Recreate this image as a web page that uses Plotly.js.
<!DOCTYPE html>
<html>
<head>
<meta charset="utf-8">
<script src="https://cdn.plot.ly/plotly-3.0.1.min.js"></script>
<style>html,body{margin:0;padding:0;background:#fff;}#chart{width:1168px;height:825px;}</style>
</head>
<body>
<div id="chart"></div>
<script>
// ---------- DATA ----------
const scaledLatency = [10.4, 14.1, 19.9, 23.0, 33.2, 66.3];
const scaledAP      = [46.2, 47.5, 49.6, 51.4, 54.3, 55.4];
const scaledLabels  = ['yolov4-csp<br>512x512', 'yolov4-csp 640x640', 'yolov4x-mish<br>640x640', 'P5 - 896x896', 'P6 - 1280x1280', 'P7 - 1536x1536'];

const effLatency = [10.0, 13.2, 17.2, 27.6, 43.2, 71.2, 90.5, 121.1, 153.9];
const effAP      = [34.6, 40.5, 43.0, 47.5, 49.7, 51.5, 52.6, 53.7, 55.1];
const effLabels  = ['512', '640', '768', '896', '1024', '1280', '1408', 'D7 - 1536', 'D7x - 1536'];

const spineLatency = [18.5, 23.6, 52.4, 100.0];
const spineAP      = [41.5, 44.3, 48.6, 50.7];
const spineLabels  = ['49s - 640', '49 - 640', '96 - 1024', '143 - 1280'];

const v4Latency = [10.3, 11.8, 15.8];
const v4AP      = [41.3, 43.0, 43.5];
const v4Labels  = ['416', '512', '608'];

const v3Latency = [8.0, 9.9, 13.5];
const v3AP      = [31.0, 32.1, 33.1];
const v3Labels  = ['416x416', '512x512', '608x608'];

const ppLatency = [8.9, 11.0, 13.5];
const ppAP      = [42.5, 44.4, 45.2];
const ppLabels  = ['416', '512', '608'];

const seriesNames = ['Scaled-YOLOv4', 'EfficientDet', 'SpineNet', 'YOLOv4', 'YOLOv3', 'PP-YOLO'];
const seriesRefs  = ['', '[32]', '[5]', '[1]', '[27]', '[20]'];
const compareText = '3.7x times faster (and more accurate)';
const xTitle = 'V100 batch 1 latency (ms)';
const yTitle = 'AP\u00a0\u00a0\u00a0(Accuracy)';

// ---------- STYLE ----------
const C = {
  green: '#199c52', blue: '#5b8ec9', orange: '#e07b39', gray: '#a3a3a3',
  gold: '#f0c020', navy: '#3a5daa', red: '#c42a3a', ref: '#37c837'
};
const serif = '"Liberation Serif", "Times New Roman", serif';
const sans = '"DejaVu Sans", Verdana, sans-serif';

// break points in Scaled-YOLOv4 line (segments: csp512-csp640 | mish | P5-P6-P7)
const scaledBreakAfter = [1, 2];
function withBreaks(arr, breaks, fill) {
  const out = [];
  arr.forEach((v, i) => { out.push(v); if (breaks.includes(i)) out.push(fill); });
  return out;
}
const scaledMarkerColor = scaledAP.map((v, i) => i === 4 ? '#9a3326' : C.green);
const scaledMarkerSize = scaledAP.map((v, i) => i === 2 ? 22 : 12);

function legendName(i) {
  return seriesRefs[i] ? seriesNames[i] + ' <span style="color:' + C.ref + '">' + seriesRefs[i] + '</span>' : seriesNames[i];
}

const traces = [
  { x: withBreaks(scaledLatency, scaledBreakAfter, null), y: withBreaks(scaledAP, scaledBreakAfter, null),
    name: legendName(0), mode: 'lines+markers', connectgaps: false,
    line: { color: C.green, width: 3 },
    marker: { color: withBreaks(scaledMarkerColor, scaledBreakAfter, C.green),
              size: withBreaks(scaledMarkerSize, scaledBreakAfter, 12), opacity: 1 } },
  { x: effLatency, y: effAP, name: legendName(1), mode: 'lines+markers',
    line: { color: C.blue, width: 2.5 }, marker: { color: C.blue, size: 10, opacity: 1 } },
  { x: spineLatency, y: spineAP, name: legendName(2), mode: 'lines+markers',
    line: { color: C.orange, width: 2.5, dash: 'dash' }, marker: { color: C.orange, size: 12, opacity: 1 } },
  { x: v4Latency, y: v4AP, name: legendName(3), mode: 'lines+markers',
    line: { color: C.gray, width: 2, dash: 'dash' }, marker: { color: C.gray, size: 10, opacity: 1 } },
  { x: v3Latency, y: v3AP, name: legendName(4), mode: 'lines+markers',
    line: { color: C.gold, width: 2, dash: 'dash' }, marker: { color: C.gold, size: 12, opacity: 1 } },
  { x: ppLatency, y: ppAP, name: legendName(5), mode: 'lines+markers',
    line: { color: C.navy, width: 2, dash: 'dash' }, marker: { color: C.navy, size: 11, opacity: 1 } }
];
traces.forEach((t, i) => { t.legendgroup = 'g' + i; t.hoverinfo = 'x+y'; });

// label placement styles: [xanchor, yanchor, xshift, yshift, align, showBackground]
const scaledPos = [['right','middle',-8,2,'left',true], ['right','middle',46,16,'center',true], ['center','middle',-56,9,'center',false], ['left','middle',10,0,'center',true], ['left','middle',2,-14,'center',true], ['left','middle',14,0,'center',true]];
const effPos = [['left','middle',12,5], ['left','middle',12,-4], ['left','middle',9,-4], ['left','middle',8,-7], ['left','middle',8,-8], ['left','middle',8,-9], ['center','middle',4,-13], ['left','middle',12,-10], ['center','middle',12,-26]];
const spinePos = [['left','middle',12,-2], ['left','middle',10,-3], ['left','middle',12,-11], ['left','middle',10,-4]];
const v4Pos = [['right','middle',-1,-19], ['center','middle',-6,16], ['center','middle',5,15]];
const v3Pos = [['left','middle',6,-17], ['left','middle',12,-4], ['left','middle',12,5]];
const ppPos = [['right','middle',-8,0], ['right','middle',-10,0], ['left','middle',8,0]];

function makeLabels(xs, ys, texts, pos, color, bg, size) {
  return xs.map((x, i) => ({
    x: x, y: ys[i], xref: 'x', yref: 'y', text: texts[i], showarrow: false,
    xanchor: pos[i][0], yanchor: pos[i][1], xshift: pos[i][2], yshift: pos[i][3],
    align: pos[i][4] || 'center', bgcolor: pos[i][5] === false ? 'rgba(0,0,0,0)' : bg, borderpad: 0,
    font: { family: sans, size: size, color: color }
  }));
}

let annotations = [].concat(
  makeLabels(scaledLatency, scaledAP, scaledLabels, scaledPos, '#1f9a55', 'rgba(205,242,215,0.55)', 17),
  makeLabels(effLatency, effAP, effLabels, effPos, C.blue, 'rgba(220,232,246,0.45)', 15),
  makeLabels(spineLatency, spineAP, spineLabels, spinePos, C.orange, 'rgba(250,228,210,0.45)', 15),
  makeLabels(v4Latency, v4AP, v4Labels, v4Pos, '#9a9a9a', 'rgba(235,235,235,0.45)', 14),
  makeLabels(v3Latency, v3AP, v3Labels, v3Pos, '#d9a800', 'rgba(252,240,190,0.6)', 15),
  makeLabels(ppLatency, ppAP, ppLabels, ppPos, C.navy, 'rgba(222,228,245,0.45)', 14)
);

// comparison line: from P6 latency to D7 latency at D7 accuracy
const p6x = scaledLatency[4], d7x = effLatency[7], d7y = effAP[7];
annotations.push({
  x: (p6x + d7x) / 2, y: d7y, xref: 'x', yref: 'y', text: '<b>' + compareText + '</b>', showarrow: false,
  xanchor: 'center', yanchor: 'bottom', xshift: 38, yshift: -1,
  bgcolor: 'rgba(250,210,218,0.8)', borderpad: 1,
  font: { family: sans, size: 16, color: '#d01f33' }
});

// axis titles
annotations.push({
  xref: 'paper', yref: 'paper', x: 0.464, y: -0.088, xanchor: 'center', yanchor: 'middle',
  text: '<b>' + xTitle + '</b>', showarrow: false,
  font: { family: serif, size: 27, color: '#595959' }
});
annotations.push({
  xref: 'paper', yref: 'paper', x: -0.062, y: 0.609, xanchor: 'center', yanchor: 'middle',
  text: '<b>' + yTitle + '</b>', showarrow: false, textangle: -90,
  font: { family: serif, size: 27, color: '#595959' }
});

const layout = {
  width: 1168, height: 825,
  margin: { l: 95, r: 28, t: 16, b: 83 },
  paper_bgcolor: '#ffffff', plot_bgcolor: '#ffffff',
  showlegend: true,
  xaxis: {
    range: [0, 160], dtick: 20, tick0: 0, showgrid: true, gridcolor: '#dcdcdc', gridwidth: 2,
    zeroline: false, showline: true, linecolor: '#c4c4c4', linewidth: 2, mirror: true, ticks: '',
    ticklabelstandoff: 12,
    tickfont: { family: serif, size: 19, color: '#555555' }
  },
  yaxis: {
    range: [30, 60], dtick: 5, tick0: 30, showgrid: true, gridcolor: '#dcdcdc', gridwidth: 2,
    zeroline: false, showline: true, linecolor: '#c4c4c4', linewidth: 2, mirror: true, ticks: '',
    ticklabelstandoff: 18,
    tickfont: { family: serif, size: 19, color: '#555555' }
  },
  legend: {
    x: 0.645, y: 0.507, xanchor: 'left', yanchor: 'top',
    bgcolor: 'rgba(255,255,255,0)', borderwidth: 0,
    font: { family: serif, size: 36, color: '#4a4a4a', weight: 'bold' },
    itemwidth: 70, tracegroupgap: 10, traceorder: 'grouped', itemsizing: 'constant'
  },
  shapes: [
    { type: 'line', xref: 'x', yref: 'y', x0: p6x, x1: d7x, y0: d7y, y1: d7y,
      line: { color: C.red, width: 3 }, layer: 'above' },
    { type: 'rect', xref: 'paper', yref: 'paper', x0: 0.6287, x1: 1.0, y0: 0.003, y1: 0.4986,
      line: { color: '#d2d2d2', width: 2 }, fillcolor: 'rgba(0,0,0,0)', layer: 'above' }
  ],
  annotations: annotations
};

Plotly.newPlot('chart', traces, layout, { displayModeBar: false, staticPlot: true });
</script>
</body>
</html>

------

Quote only the stretch of lines that starts the data above and ends with the line containing "1536', 'D7x - 1536'];", both included.

Solution to this task:
Recreate this image as a web page that uses Plotly.js.
<!DOCTYPE html>
<html>
<head>
<meta charset="utf-8">
<script src="https://cdn.plot.ly/plotly-3.0.1.min.js"></script>
<style>html,body{margin:0;padding:0;background:#fff;}#chart{width:1168px;height:825px;}</style>
</head>
<body>
<div id="chart"></div>
<script>
// ---------- DATA ----------
const scaledLatency = [10.4, 14.1, 19.9, 23.0, 33.2, 66.3];
const scaledAP      = [46.2, 47.5, 49.6, 51.4, 54.3, 55.4];
const scaledLabels  = ['yolov4-csp<br>512x512', 'yolov4-csp 640x640', 'yolov4x-mish<br>640x640', 'P5 - 896x896', 'P6 - 1280x1280', 'P7 - 1536x1536'];

const effLatency = [10.0, 13.2, 17.2, 27.6, 43.2, 71.2, 90.5, 121.1, 153.9];
const effAP      = [34.6, 40.5, 43.0, 47.5, 49.7, 51.5, 52.6, 53.7, 55.1];
const effLabels  = ['512', '640', '768', '896', '1024', '1280', '1408', 'D7 - 1536', 'D7x - 1536'];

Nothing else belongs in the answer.